Thanks for the help.

#6 Lexikos

Lexikos
  • Administrators
  • 8853 posts

Posted 28 March 2012 - 12:13 PM

It has little to do with AutoHotkey and nothing to do with the = comparison operator. An empty string, when compiled as a regex pattern, will match exactly zero characters at whatever position you attempt to match it. Think of it this way: For any position n in any string, the next 0 characters are always the same.
MsgBox % "pos " RegExMatch("abc", "", m, 1) " len " StrLen(m)
MsgBox % "pos " RegExMatch("abc", "", m, 2) " len " StrLen(m)
There are other ways that an empty string can match, such as the * and ? quantifiers. For example, "a*" will match zero or more of the character 'a'. There are also ways that a pattern can match zero characters at one position, but not another. For example, "(?=a)" matches zero characters, but only at a position where "a" matches.
MsgBox % "pos " RegExMatch("abc", "a*", m) " len " StrLen(m)
MsgBox % "pos " RegExMatch("abc", "d*", m) " len " StrLen(m)
MsgBox % "pos " RegExMatch("abc", "(?=a)", m) " len " StrLen(m)
MsgBox % "pos " RegExMatch("abc", "(?=b)", m) " len " StrLen(m)
The regex syntax and matching behaviour is defined by PCRE, with very little customization for AutoHotkey.

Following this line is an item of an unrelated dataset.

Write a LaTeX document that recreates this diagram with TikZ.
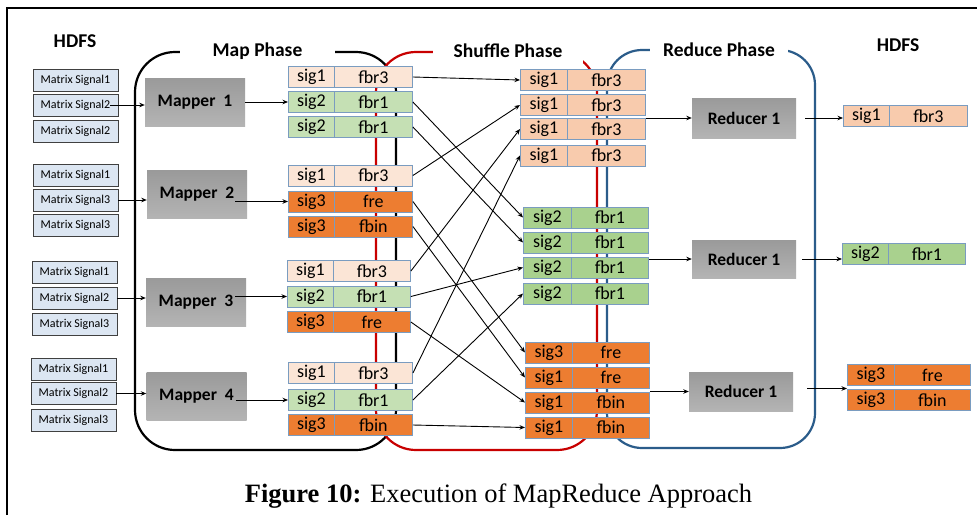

... if you pass a nonexistent variable ...

Of course, you can't pass something that doesn't exist. The variable does exist, and it contains an empty string.

#7 rtcvb32

rtcvb32
  • Members
  • 542 posts

Posted 28 March 2012 - 12:32 PM

I remember it commenting on this very thing in 'Mastering Regular Expressions' where an expression to express a number in it's regular, floating, scientific formats were accepted. Let's see if I can put it here. I've dropped unneeded parts from the text.

I once saw in a book by a respected author, in which he describes a regular expression to match a number, either integer or floating point.

His regex is '-?[0-9]*\.?[0-9]*'.

However, do you think it matches in a string like 'this has no number'? Look closely. Everything is optional. Nothing is required. This regex can match all non-number examples, matching the nothingness at the beginning of the string each time.



#8 Honest Abe

Honest Abe
  • Members
  • 307 posts

Posted 28 March 2012 - 12:53 PM

I appreciate the help!

#9 just me

just me
  • Members
  • 1175 posts

Posted 28 March 2012 - 01:02 PM

It's not a RegEx issue, InStr() is yielding the same result: 1.
Haystack := "ABC"
Needle := ""
MsgBox, % InStr(Haystack, Needle)
The search starts at position 1 of Haystack. StrLen(Needle) characters (i.e. 0 characters for an empty needle) of Haystack are compared with the (0) characters in the empty Needle, so the result is "equal" and position 1 will be returned.

#10 Honest Abe

Honest Abe
  • Members
  • 307 posts

Posted 28 March 2012 - 10:56 PM

It's not a RegEx issue, InStr() is yielding the same result: 1.


It would be more accurate to say that the issue is not confined to RegEx.

I can confirm the RegEx behavior using Python:

import re

var = ""
test = "this is a test"

result = re.match(var, test)
result.start()

Output:
0

Python starts counting from 0 and only produces a number when there is a match.